Boom!! $\langle v, \eta \rangle = 0$ for any $v \in V^n $. $\eta$ is the normal we seek–the cross product. With this in mind, lets return to $\Omega$ by noting that $\Omega$ evaluated on $V^n \subset \mathbb{R}^{n+1}$ has the same expression as the left hand side of the equation above that relates $V^n$ to the cross product; therefore

\(\begin{align*} \Omega_p(\tilde{v_1},\ \tilde{v_2}, \ldots, \tilde{v_n}) = \frac{1}{n!} \det \begin{bmatrix} x \\ \tilde{v_1} \\ \tilde{v_2} \\ \vdots \\ \tilde{v_n} \\ \end{bmatrix} &= \frac{1}{n!} \langle x, \eta \rangle > 0 \end{align*}\).

$x$ must have a positive normal component–which we knew. I think it’s clearer from the above expression that $\eta$ and the $\Omega$ are dual. For me, this duality reinforces the picture of $\Omega$ as a density, and its relationship with $\eta$ gives a way to graph this density in the ambient space.

Appendix: Computing the Normal to $S^n$

To make things easy take coordinates $x = (x_1, x_2, \ldots, x_n, \sqrt{1 - r^2} )$ where $r^2 = x^2_1 + x^2_2 + \cdots + x^2_n$. The cross product formula for these coordinates yields the normal $\eta = (\eta_i)$ where

\[\eta_i = (-1)^{i+1}\det \begin{bmatrix} - & - & \cdots & - & \cdots & - & - \\ 1 & 0 & \cdots & \bf{0} & \cdots & 0 & -\frac{x_1}{x_{n+1}} \\ 0 & 1 & \cdots & \bf{0} & \cdots & 0 & -\frac{x_2}{x_{n+1}} \\ \vdots & \vdots & \ddots & \bf{\vdots} & \ddots & 0 & \vdots \\ 0 & 0 & \cdots & \bf{1} & \cdots & 0 & -\frac{x_i}{x_{n+1}} \\ \vdots & \vdots & \ddots & \bf{\vdots} & \ddots & 0 & \vdots \\ 0 & 0 & \cdots & \underbrace{\bf{0}}_{\bf{i-th\ column}} & \cdots & 1 & -\frac{x_n}{x_{n+1}} \\ \end{bmatrix}.\]

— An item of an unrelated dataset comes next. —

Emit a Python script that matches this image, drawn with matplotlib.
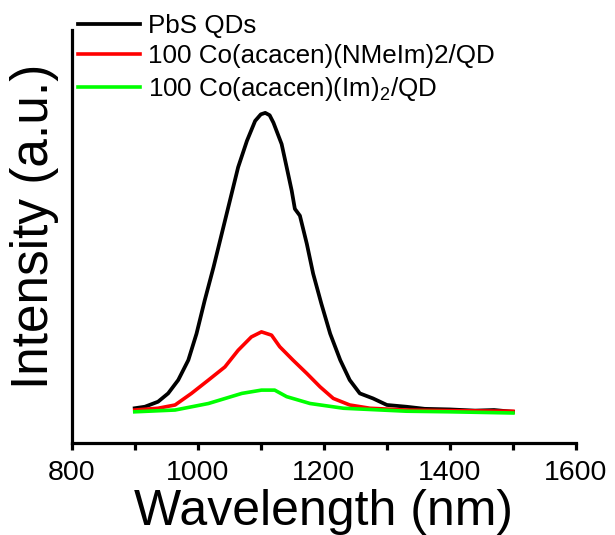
import matplotlib
matplotlib.use("Agg")
import matplotlib.pyplot as plt

plt.rcParams['font.family'] = ['Liberation Sans', 'DejaVu Sans']
plt.rcParams['mathtext.default'] = 'regular'

# Data (normalized intensity, a.u.)
wl_black = [900, 916, 937, 953, 969, 985, 998, 1011, 1025, 1038, 1051, 1064, 1078,
            1091, 1100, 1107, 1114, 1120, 1133, 1141, 1149, 1154, 1162, 1173, 1183,
            1196, 1210, 1226, 1241, 1257, 1278, 1300, 1331, 1360, 1400, 1440, 1470, 1500]
int_black = [0.006, 0.011, 0.028, 0.056, 0.101, 0.168, 0.257, 0.369, 0.481, 0.593,
             0.705, 0.817, 0.906, 0.973, 0.995, 1.0, 0.992, 0.967, 0.895, 0.817, 0.738,
             0.677, 0.654, 0.559, 0.459, 0.358, 0.257, 0.168, 0.101, 0.056, 0.039,
             0.017, 0.011, 0.004, 0.002, -0.002, 0.0, -0.006]

wl_red = [900, 937, 964, 990, 1017, 1043, 1064, 1085, 1101, 1117, 1130, 1151, 1173,
          1194, 1215, 1241, 1273, 1331, 1400, 1450, 1500]
int_red = [0.0, 0.006, 0.017, 0.056, 0.101, 0.145, 0.201, 0.246, 0.263, 0.252, 0.213,
           0.168, 0.123, 0.078, 0.039, 0.017, 0.006, 0.0, -0.002, -0.003, -0.004]

wl_green = [900, 964, 1017, 1070, 1101, 1122, 1141, 1178, 1231, 1331, 1400, 1450, 1500]
int_green = [-0.006, 0.0, 0.022, 0.056, 0.067, 0.067, 0.045, 0.022, 0.006, -0.004,
             -0.006, -0.008, -0.01]

labels = ['PbS QDs', '100 Co(acacen)(NMeIm)2/QD', '100 Co(acacen)(Im)$_2$/QD']
x_ticks = [800, 1000, 1200, 1400, 1600]
x_minor = [900, 1100, 1300, 1500]

fig = plt.figure(figsize=(6.15, 5.35), dpi=100)
ax = fig.add_axes([0.1166, 0.1725, 0.82, 0.7715])

l1, = ax.plot(wl_black, int_black, color='black', lw=2.7, label=labels[0])
l2, = ax.plot(wl_red, int_red, color='#ff0000', lw=2.6, label=labels[1])
l3, = ax.plot(wl_green, int_green, color='#00ff00', lw=2.6, label=labels[2])

ax.set_xlim(800, 1600)
ax.set_ylim(-0.11, 1.279)
ax.set_xticks(x_ticks)
ax.set_xticks(x_minor, minor=True)
ax.set_yticks([])
for s in ['top', 'right']:
    ax.spines[s].set_visible(False)
for s in ['left', 'bottom']:
    ax.spines[s].set_linewidth(2.3)
ax.tick_params(axis='x', which='both', direction='out', length=5, width=2.3,
               labelsize=20.5, pad=7.5)

ax.set_xlabel('Wavelength (nm)', fontsize=36, labelpad=2)
ax.set_ylabel('Intensity (a.u.)', fontsize=37, labelpad=9)
ax.yaxis.label.set_y(0.525)

fig.legend(handles=[l1, l2, l3], loc='upper left', bbox_to_anchor=(0.127, 0.974),
           frameon=False, fontsize=18.7, handlelength=2.4, handletextpad=0.3,
           borderpad=0, borderaxespad=0, labelspacing=0.25)

fig.savefig('out.png', dpi=100)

Hopefully it’s clear the matrix above, let’s call it $A_i$, is $n \times n$. The $i$-th column and first row are distinguished because they are missing. When $i \leq n$ it’s easier to compute the determinant of $A_i$ if the $i$-th row and first row are swapped, by say permutation $P_{1i}$. The bulk of

\[P_{1i} A_i = \begin{bmatrix} 0 & 0 & \cdots & 0 & 0 & \cdots & 0 & -\frac{x_i}{x_{n+1}} \\ 1 & 0 & \cdots & 0 & 0 & \cdots & 0 & -\frac{x_1}{x_{n+1}} \\ 0 & 1 & \cdots & 0 & 0 & \cdots & 0 & -\frac{x_2}{x_{n+1}} \\ \vdots & \vdots & \ddots & \vdots & \vdots & \ddots & 0 & \vdots \\ 0 & 0 & \cdots & 1 & 0 & \cdots & 0 & -\frac{x_{i-1}}{x_{n+1}} \\ 0 & 0 & \cdots & 0 & 1 & \cdots & 0 & -\frac{x_{i+1}}{x_{n+1}} \\ \vdots & \vdots & \ddots & \vdots & \vdots & \ddots & 0 & \vdots \\ 0 & 0 & \cdots & 0 & 0 & \cdots & 1 & -\frac{x_n}{x_{n+1}} \\ \end{bmatrix}\]

is an $n-1 \times n-1$ identity matrix, in the lower left. Which makes our life easy. Knowing $\det(P_{1i}) = \det(P_{1i}^T) = (-1)^{i+1}$ and using the recursive formula for the determinant,

\[\begin{align*} \det(P_{1i} A_i) = (-1)^{n}\frac{x_i}{x_{n+1}} & \Longrightarrow \det(A_i) = (-1)^{i+1}(-1)^{n}\frac{x_i}{x_{n+1}} \\ & \Longrightarrow \eta_i = (-1)^{i+1}(-1)^{i+1}(-1)^{n}\frac{x_i}{x_{n+1}} \\ \end{align*}\]

for $i \leq n$ and $\eta_{n+1} = (-1)^n$.

\[\eta = \Big((-1)^n \frac{x_1}{x^{n+1}}, \cdots ,(-1)^n \frac{x_n}{x^{n+1}}, (-1)^n\Big)\]

looks like it’s in homogeneous coordinates. Anyway, it’s easy to see that $x = (-1)^n x_{n+1} \eta$. I wonder why for these coordinates the orientation of $\eta$, the normal, alternates depending on the parity of dimension.